A note on spelling:
I am aware that some people insist on spelling “civilized” as “civilised”, in the attempt to stick to a British style of spelling. However, I encourage everyone to check their Oxford Dictionaries for the word “color” (Br: “colour”) and compare that entry to the entry for “civilized”. Not all “z’s” turn into “s’s” when you use a British style.
When most people think of “uncivilized” societies, they often think of pre-modern tribes, tribes that are ignorant of the marvels of science and technology, that are made up of people still dressed in skimpy animal skins. In that sense, Singapore is undeniably civilized. Most Singaporeans have smartphones, and most people that I know of have stopped dressing in animal skins. However, I would like to think of a “civilized” society in the sense of it being refined and advanced. In that sense, perhaps Singapore is still a significant distance from being a civilized society.
A refined and advanced society, in my mind, cannot simply be one that enjoys the benefits of science and technology — it also has to be one that is compassionate and just. After all, a society made out of violent criminals could look very attractive and civilized on the surface, but underneath that facade, the violence and crime that would surely occur would force us to consider that society to be uncivilized. Looking around us in Singapore, we see some amount of compassionate behaviour. There are charities that attempt to help the unprivileged in society, that are well-supported by the general population. The government has also attempted to shape students into compassionate individuals by making community service compulsory. However, it seems to me that these efforts only pierce through a thin layer of injustice in our society. That we still have an army of old people collecting cardboard for a living is testament to a society that is not completely refined and civilized yet.
The injustices in Singapore are many. In addition to the above-mentioned army of old people, we have foreign workers being treated unfairly, and a worrying level of income inequality. A refined and civilized society would not accept these injustices, and would work towards making society a little bit more equal, and a lot more just. That some old people here have to collect old cardboard boxes for a living is perhaps only a symptom of the larger problem of income inequality here. I grant that there is already some level of civilization in Singapore, since nobody has to starve and die on the streets. However, in an Asian culture, many people value their pride (their “face”) as much as they do their lives — for some, their pride is probably even more important than their life! With that in mind, it is unacceptable how vast income inequality is in Singapore.
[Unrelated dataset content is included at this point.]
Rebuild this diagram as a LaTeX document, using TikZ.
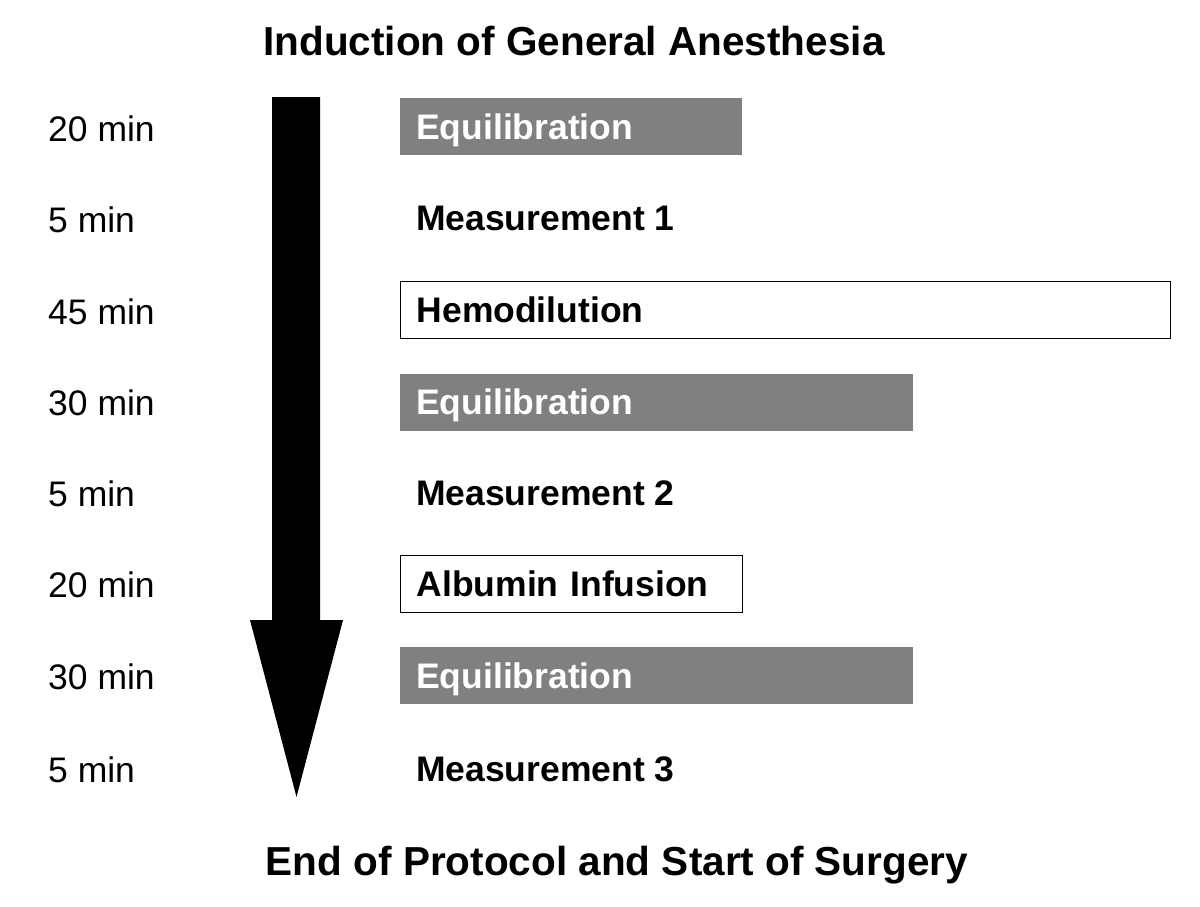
\documentclass[tikz,border=0pt]{standalone}
\usepackage{fontspec}
\setmainfont{Liberation Sans}
\usepackage{tikz}
\usetikzlibrary{positioning}
\definecolor{stepgray}{RGB}{128,128,128}
\tikzset{
  stepnode/.style = {anchor=west, inner xsep=16pt, inner ysep=0pt,
    text height=25.4pt, text depth=0pt, align=left,
    font=\fontsize{35.5}{40}\selectfont\bfseries},
  gray_box/.style = {stepnode, fill=stepgray, text=white,
    minimum height=57pt},% equilibration
  white_box/.style = {stepnode, draw=black, line width=1.3pt, fill=white,
    minimum height=57pt},% hemodilution, albumin
  plain_step/.style = {stepnode},% measurement
  time_label/.style = {anchor=west, inner sep=0pt, text height=25.4pt,
    text depth=0pt, font=\fontsize{35.5}{40}\selectfont},
  head_label/.style = {inner sep=0pt, text height=29pt, text depth=0pt,
    font=\fontsize{40.5}{45}\selectfont\bfseries}
}

\begin{document}
\begin{tikzpicture}[x=1pt, y=-1pt]
  \useasboundingbox (0,0) rectangle (1200,906);
  % titles
  \node [head_label] (start) at (574,41) {Induction of General Anesthesia};
  \node [head_label] (stop) at (617,861) {End of Protocol and Start of Surgery};
  % time arrow
  \coordinate (arrowtop) at (296,97);
  \coordinate (arrowtip) at (296.5,797);
  \fill [black] ([xshift=-24pt]arrowtop) -- ([xshift=24pt]arrowtop)
    -- ([xshift=24pt]arrowtop |- 0,620) -- (343,620) -- (arrowtip)
    -- (250,620) -- ([xshift=-24pt]arrowtop |- 0,620) -- cycle;
  % steps
  \node [gray_box, text width=310pt] (equi1) at (400,126.5) {Equilibration};
  \node [plain_step] (meas1) at (400,218) {Measurement 1};
  \node [white_box, text width=738pt] (hemo) at (400,310) {Hemodilution};
  \node [gray_box, text width=481pt] (equi2) at (400,402) {Equilibration};
  \node [plain_step] (meas2) at (400,493) {Measurement 2};
  \node [white_box, text width=310pt] (albu) at (400,584) {Albumin Infusion};
  \node [gray_box, text width=481pt] (equi3) at (400,675.5) {Equilibration};
  \node [plain_step] (meas3) at (400,769) {Measurement 3};
  % durations
  \node [time_label] (t1) at (48,129) {20 min};
  \node [time_label] (t2) at (48,220) {5 min};
  \node [time_label] (t3) at (48,311.5) {45 min};
  \node [time_label] (t4) at (48,403) {30 min};
  \node [time_label] (t5) at (48,494) {5 min};
  \node [time_label] (t6) at (48,585) {20 min};
  \node [time_label] (t7) at (48,677) {30 min};
  \node [time_label] (t8) at (48,770) {5 min};
\end{tikzpicture}
\end{document}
I use the word “unacceptable” in the sense that a truly refined society would find it unacceptable. There is a section of society whose children can afford not to work anymore, those who live in multi-million dollar mansions in secluded areas, and who sit on massive bank accounts. Then there is a section of society who cannot afford the privileges of having smartphones and nice clothes, even though they work their fingers to the bone — the lowest paid in our society, including the foreign workers and uneducated among us. Smartphones and nice clothes may be seen as unnecessary to some, but without these privileges, it is very difficult to participate in mainstream life — think about how difficult it would be to get a good job when you cannot send an email or a text message.
Therefore, even though on some level, Singapore is already civilized, it is not completely refined. As long as there are glaring levels of inequality and injustice in our society, we cannot say with conviction that Singapore is completely civilized. If we close our eyes to injustice, we cannot claim to be civilized.